◆ Task to complete: From the first line of the listing below to the line with "80, 90, 100];", print each line exactly, and nothing more. Leave out the pictures.

◆ Provided data:
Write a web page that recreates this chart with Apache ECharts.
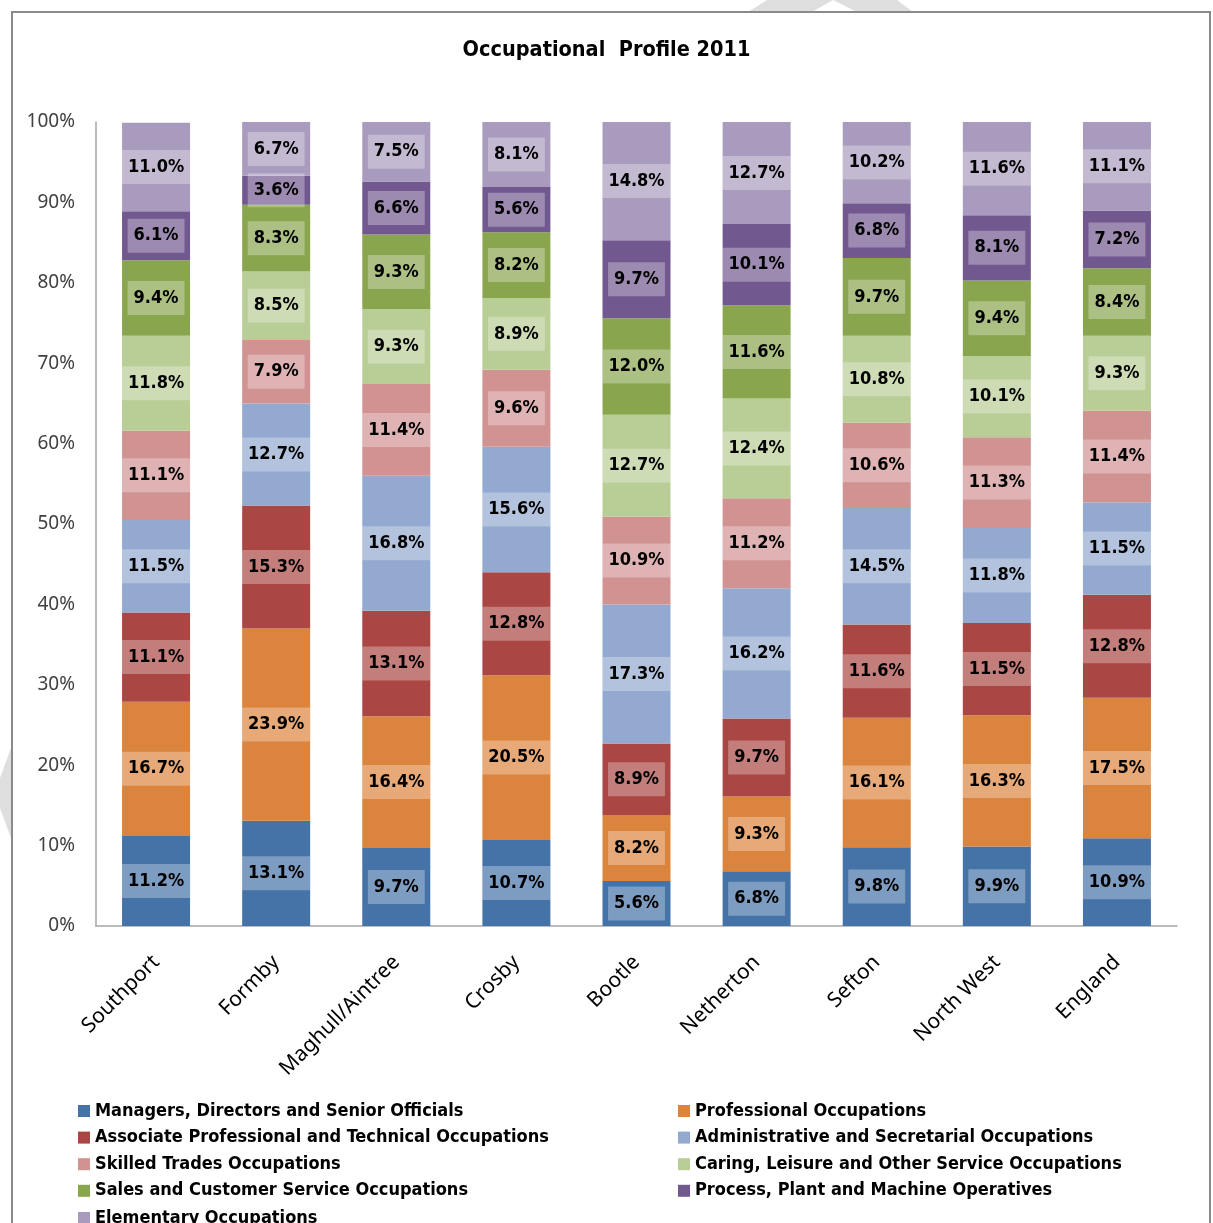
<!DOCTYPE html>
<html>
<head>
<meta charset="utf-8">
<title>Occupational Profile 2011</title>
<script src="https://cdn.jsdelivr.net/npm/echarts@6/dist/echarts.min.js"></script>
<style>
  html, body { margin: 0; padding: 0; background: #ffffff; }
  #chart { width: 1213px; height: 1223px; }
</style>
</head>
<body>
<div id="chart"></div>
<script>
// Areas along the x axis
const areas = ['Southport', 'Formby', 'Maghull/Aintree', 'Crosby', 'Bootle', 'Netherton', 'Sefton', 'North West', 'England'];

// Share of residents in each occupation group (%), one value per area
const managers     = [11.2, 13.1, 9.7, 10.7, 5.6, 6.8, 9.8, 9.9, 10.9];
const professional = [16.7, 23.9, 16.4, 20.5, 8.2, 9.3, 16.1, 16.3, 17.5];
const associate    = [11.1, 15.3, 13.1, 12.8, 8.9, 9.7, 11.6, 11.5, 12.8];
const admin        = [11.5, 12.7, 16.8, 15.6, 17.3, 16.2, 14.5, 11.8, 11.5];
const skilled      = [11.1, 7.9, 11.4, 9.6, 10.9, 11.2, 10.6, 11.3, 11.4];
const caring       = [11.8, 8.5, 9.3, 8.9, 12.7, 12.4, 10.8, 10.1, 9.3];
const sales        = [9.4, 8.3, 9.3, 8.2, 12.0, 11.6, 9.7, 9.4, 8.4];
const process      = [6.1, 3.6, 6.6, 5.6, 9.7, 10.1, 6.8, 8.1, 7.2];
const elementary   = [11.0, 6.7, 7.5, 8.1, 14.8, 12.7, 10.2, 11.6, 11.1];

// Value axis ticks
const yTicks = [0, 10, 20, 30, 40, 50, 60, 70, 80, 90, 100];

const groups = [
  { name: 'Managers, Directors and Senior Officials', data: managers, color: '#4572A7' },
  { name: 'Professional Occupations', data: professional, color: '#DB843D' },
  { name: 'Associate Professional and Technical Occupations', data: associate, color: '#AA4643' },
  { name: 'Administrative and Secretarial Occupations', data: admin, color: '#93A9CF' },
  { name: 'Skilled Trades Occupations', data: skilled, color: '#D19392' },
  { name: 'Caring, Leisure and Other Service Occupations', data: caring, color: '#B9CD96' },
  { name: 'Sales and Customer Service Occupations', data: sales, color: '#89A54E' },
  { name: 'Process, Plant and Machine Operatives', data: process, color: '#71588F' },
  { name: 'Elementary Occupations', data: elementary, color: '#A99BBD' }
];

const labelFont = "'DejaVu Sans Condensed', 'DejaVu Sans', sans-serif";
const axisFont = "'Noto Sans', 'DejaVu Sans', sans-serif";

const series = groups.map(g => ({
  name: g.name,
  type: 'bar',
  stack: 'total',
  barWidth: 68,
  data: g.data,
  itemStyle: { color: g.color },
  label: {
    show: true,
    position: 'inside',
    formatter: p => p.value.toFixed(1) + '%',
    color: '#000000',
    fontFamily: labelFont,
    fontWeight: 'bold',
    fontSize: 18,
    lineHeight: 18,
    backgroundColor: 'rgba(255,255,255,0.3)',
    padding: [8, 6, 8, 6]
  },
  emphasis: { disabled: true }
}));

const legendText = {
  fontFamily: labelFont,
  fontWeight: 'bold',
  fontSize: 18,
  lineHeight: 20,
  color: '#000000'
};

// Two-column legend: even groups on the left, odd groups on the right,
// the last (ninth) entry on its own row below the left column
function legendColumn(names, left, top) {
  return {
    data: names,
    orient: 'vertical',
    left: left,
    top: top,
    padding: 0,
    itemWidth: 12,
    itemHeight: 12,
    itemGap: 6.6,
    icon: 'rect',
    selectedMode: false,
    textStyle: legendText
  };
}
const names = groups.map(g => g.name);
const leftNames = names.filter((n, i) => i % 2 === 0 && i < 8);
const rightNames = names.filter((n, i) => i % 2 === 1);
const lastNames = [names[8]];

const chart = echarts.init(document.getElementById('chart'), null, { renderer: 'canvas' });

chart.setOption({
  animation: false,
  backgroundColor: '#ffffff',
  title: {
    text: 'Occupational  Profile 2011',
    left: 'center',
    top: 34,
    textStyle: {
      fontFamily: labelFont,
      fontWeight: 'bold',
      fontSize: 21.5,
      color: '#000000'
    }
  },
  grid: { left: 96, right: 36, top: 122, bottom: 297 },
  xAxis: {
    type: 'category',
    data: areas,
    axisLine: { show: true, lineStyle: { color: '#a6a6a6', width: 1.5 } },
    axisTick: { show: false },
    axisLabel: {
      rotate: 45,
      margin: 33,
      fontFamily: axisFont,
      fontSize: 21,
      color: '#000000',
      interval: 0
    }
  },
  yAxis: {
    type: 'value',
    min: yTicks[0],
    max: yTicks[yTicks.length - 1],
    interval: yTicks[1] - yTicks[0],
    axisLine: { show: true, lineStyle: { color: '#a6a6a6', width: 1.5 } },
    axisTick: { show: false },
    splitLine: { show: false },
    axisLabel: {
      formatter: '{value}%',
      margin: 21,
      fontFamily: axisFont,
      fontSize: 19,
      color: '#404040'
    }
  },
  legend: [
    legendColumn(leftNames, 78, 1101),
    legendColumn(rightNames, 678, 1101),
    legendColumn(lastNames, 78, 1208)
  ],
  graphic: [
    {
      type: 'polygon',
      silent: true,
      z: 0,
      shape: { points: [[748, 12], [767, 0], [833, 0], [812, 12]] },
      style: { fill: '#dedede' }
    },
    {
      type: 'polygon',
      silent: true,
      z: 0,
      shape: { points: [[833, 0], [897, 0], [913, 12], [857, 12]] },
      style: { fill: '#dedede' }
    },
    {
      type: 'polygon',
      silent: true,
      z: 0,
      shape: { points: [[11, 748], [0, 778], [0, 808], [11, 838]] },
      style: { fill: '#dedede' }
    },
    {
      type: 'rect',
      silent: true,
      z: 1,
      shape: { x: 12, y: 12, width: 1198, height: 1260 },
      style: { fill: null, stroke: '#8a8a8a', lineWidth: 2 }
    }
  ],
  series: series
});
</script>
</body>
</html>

◆ Written solution:
Write a web page that recreates this chart with Apache ECharts.
<!DOCTYPE html>
<html>
<head>
<meta charset="utf-8">
<title>Occupational Profile 2011</title>
<script src="https://cdn.jsdelivr.net/npm/echarts@6/dist/echarts.min.js"></script>
<style>
  html, body { margin: 0; padding: 0; background: #ffffff; }
  #chart { width: 1213px; height: 1223px; }
</style>
</head>
<body>
<div id="chart"></div>
<script>
// Areas along the x axis
const areas = ['Southport', 'Formby', 'Maghull/Aintree', 'Crosby', 'Bootle', 'Netherton', 'Sefton', 'North West', 'England'];

// Share of residents in each occupation group (%), one value per area
const managers     = [11.2, 13.1, 9.7, 10.7, 5.6, 6.8, 9.8, 9.9, 10.9];
const professional = [16.7, 23.9, 16.4, 20.5, 8.2, 9.3, 16.1, 16.3, 17.5];
const associate    = [11.1, 15.3, 13.1, 12.8, 8.9, 9.7, 11.6, 11.5, 12.8];
const admin        = [11.5, 12.7, 16.8, 15.6, 17.3, 16.2, 14.5, 11.8, 11.5];
const skilled      = [11.1, 7.9, 11.4, 9.6, 10.9, 11.2, 10.6, 11.3, 11.4];
const caring       = [11.8, 8.5, 9.3, 8.9, 12.7, 12.4, 10.8, 10.1, 9.3];
const sales        = [9.4, 8.3, 9.3, 8.2, 12.0, 11.6, 9.7, 9.4, 8.4];
const process      = [6.1, 3.6, 6.6, 5.6, 9.7, 10.1, 6.8, 8.1, 7.2];
const elementary   = [11.0, 6.7, 7.5, 8.1, 14.8, 12.7, 10.2, 11.6, 11.1];

// Value axis ticks
const yTicks = [0, 10, 20, 30, 40, 50, 60, 70, 80, 90, 100];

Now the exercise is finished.